• [Problem description]: Will you quote all of the entries, word for word?

• [Available data]:
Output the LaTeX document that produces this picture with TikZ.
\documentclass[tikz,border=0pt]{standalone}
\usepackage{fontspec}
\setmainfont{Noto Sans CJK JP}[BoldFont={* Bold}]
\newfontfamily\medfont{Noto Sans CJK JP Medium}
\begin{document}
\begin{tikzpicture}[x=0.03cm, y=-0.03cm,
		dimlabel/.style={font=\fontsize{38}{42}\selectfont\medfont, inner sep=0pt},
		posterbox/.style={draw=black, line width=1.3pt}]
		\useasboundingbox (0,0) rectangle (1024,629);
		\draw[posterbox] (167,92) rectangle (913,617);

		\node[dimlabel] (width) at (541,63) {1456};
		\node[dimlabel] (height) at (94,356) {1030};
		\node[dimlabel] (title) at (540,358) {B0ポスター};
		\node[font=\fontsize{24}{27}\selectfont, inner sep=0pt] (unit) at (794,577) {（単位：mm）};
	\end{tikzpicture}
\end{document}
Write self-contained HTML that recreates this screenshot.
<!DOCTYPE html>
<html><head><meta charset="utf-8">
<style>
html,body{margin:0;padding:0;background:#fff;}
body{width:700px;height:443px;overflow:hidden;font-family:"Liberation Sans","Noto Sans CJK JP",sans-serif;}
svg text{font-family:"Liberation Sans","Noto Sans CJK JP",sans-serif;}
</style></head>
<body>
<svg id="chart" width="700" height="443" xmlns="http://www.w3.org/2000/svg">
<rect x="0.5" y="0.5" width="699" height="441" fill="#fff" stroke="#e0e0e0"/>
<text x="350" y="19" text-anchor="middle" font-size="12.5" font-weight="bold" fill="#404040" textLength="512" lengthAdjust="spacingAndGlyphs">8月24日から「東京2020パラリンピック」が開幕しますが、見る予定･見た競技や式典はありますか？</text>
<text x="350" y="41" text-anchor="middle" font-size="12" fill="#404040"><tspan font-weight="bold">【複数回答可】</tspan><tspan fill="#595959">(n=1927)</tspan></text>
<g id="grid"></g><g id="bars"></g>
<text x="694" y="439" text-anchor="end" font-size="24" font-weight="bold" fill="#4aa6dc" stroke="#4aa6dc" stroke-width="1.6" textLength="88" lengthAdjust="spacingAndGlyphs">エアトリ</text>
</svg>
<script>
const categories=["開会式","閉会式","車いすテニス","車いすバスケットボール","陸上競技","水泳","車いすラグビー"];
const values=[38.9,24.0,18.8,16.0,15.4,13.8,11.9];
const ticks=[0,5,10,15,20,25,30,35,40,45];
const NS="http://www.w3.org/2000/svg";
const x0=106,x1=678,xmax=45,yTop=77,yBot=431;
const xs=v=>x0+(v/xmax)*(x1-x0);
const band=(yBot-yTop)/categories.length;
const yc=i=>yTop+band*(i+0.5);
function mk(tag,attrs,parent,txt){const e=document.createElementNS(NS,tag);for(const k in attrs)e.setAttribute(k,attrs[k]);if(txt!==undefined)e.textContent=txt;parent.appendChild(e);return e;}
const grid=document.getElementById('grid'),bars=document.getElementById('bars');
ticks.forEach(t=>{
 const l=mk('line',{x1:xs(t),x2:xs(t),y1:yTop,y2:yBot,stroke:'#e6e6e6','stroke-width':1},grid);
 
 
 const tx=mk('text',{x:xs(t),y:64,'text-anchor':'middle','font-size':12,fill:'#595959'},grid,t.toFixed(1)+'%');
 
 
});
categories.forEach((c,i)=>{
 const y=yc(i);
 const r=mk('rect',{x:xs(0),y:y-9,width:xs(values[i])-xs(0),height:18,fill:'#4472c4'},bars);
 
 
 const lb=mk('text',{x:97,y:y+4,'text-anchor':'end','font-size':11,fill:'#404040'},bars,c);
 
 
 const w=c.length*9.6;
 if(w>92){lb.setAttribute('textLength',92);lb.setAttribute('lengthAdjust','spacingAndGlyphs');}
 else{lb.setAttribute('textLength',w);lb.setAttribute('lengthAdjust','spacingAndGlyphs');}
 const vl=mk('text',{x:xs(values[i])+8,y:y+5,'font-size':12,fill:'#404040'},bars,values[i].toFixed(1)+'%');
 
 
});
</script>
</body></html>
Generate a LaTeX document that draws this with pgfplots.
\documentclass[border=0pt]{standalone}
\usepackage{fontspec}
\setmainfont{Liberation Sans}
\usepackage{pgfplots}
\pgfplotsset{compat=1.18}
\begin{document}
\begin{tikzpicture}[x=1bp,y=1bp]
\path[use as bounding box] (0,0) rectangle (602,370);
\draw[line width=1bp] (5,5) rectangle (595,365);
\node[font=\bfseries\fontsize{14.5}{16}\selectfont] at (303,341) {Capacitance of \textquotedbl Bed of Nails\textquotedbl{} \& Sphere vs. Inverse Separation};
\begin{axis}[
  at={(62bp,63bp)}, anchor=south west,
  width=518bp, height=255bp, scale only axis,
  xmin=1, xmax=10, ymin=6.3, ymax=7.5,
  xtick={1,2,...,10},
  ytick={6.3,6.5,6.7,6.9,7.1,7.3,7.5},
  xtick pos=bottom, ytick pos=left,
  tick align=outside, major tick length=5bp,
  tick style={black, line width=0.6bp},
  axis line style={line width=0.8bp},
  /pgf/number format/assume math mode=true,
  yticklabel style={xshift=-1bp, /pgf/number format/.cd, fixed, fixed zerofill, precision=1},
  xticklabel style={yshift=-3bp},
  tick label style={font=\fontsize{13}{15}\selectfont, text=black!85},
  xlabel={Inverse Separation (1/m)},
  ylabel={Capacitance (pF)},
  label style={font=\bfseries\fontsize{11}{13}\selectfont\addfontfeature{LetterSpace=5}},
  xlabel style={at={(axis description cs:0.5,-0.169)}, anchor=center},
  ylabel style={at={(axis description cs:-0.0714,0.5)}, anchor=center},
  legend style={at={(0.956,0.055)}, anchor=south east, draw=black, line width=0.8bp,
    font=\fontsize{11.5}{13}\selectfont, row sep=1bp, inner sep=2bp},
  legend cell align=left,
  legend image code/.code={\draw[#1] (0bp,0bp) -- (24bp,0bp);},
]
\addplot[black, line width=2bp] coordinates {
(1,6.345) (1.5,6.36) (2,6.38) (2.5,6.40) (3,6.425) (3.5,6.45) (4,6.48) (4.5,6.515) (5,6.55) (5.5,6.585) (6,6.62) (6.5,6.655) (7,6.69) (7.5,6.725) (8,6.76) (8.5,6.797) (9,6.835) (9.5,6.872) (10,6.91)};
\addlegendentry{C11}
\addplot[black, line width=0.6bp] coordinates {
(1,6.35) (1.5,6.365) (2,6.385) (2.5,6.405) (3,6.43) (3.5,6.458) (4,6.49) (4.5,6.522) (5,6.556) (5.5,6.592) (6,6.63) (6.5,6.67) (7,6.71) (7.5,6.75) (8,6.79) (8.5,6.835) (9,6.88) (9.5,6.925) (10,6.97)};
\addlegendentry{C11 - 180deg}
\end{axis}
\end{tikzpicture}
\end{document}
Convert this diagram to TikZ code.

• [Result for this exercise]:
Output the LaTeX document that produces this picture with TikZ.
\documentclass[tikz,border=0pt]{standalone}
\usepackage{fontspec}
\setmainfont{Noto Sans CJK JP}[BoldFont={* Bold}]
\newfontfamily\medfont{Noto Sans CJK JP Medium}
\begin{document}
\begin{tikzpicture}[x=0.03cm, y=-0.03cm,
		dimlabel/.style={font=\fontsize{38}{42}\selectfont\medfont, inner sep=0pt},
		posterbox/.style={draw=black, line width=1.3pt}]
		\useasboundingbox (0,0) rectangle (1024,629);
		\draw[posterbox] (167,92) rectangle (913,617);

		\node[dimlabel] (width) at (541,63) {1456};
		\node[dimlabel] (height) at (94,356) {1030};
		\node[dimlabel] (title) at (540,358) {B0ポスター};
		\node[font=\fontsize{24}{27}\selectfont, inner sep=0pt] (unit) at (794,577) {（単位：mm）};
	\end{tikzpicture}
\end{document}
Write self-contained HTML that recreates this screenshot.
<!DOCTYPE html>
<html><head><meta charset="utf-8">
<style>
html,body{margin:0;padding:0;background:#fff;}
body{width:700px;height:443px;overflow:hidden;font-family:"Liberation Sans","Noto Sans CJK JP",sans-serif;}
svg text{font-family:"Liberation Sans","Noto Sans CJK JP",sans-serif;}
</style></head>
<body>
<svg id="chart" width="700" height="443" xmlns="http://www.w3.org/2000/svg">
<rect x="0.5" y="0.5" width="699" height="441" fill="#fff" stroke="#e0e0e0"/>
<text x="350" y="19" text-anchor="middle" font-size="12.5" font-weight="bold" fill="#404040" textLength="512" lengthAdjust="spacingAndGlyphs">8月24日から「東京2020パラリンピック」が開幕しますが、見る予定･見た競技や式典はありますか？</text>
<text x="350" y="41" text-anchor="middle" font-size="12" fill="#404040"><tspan font-weight="bold">【複数回答可】</tspan><tspan fill="#595959">(n=1927)</tspan></text>
<g id="grid"></g><g id="bars"></g>
<text x="694" y="439" text-anchor="end" font-size="24" font-weight="bold" fill="#4aa6dc" stroke="#4aa6dc" stroke-width="1.6" textLength="88" lengthAdjust="spacingAndGlyphs">エアトリ</text>
</svg>
<script>
const categories=["開会式","閉会式","車いすテニス","車いすバスケットボール","陸上競技","水泳","車いすラグビー"];
const values=[38.9,24.0,18.8,16.0,15.4,13.8,11.9];
const ticks=[0,5,10,15,20,25,30,35,40,45];
const NS="http://www.w3.org/2000/svg";
const x0=106,x1=678,xmax=45,yTop=77,yBot=431;
const xs=v=>x0+(v/xmax)*(x1-x0);
const band=(yBot-yTop)/categories.length;
const yc=i=>yTop+band*(i+0.5);
function mk(tag,attrs,parent,txt){const e=document.createElementNS(NS,tag);for(const k in attrs)e.setAttribute(k,attrs[k]);if(txt!==undefined)e.textContent=txt;parent.appendChild(e);return e;}
const grid=document.getElementById('grid'),bars=document.getElementById('bars');
ticks.forEach(t=>{
 const l=mk('line',{x1:xs(t),x2:xs(t),y1:yTop,y2:yBot,stroke:'#e6e6e6','stroke-width':1},grid);
 
 
 const tx=mk('text',{x:xs(t),y:64,'text-anchor':'middle','font-size':12,fill:'#595959'},grid,t.toFixed(1)+'%');
 
 
});
categories.forEach((c,i)=>{
 const y=yc(i);
 const r=mk('rect',{x:xs(0),y:y-9,width:xs(values[i])-xs(0),height:18,fill:'#4472c4'},bars);
 
 
 const lb=mk('text',{x:97,y:y+4,'text-anchor':'end','font-size':11,fill:'#404040'},bars,c);
 
 
 const w=c.length*9.6;
 if(w>92){lb.setAttribute('textLength',92);lb.setAttribute('lengthAdjust','spacingAndGlyphs');}
 else{lb.setAttribute('textLength',w);lb.setAttribute('lengthAdjust','spacingAndGlyphs');}
 const vl=mk('text',{x:xs(values[i])+8,y:y+5,'font-size':12,fill:'#404040'},bars,values[i].toFixed(1)+'%');
 
 
});
</script>
</body></html>
Generate a LaTeX document that draws this with pgfplots.
\documentclass[border=0pt]{standalone}
\usepackage{fontspec}
\setmainfont{Liberation Sans}
\usepackage{pgfplots}
\pgfplotsset{compat=1.18}
\begin{document}
\begin{tikzpicture}[x=1bp,y=1bp]
\path[use as bounding box] (0,0) rectangle (602,370);
\draw[line width=1bp] (5,5) rectangle (595,365);
\node[font=\bfseries\fontsize{14.5}{16}\selectfont] at (303,341) {Capacitance of \textquotedbl Bed of Nails\textquotedbl{} \& Sphere vs. Inverse Separation};
\begin{axis}[
  at={(62bp,63bp)}, anchor=south west,
  width=518bp, height=255bp, scale only axis,
  xmin=1, xmax=10, ymin=6.3, ymax=7.5,
  xtick={1,2,...,10},
  ytick={6.3,6.5,6.7,6.9,7.1,7.3,7.5},
  xtick pos=bottom, ytick pos=left,
  tick align=outside, major tick length=5bp,
  tick style={black, line width=0.6bp},
  axis line style={line width=0.8bp},
  /pgf/number format/assume math mode=true,
  yticklabel style={xshift=-1bp, /pgf/number format/.cd, fixed, fixed zerofill, precision=1},
  xticklabel style={yshift=-3bp},
  tick label style={font=\fontsize{13}{15}\selectfont, text=black!85},
  xlabel={Inverse Separation (1/m)},
  ylabel={Capacitance (pF)},
  label style={font=\bfseries\fontsize{11}{13}\selectfont\addfontfeature{LetterSpace=5}},
  xlabel style={at={(axis description cs:0.5,-0.169)}, anchor=center},
  ylabel style={at={(axis description cs:-0.0714,0.5)}, anchor=center},
  legend style={at={(0.956,0.055)}, anchor=south east, draw=black, line width=0.8bp,
    font=\fontsize{11.5}{13}\selectfont, row sep=1bp, inner sep=2bp},
  legend cell align=left,
  legend image code/.code={\draw[#1] (0bp,0bp) -- (24bp,0bp);},
]
\addplot[black, line width=2bp] coordinates {
(1,6.345) (1.5,6.36) (2,6.38) (2.5,6.40) (3,6.425) (3.5,6.45) (4,6.48) (4.5,6.515) (5,6.55) (5.5,6.585) (6,6.62) (6.5,6.655) (7,6.69) (7.5,6.725) (8,6.76) (8.5,6.797) (9,6.835) (9.5,6.872) (10,6.91)};
\addlegendentry{C11}
\addplot[black, line width=0.6bp] coordinates {
(1,6.35) (1.5,6.365) (2,6.385) (2.5,6.405) (3,6.43) (3.5,6.458) (4,6.49) (4.5,6.522) (5,6.556) (5.5,6.592) (6,6.63) (6.5,6.67) (7,6.71) (7.5,6.75) (8,6.79) (8.5,6.835) (9,6.88) (9.5,6.925) (10,6.97)};
\addlegendentry{C11 - 180deg}
\end{axis}
\end{tikzpicture}
\end{document}
Convert this diagram to TikZ code.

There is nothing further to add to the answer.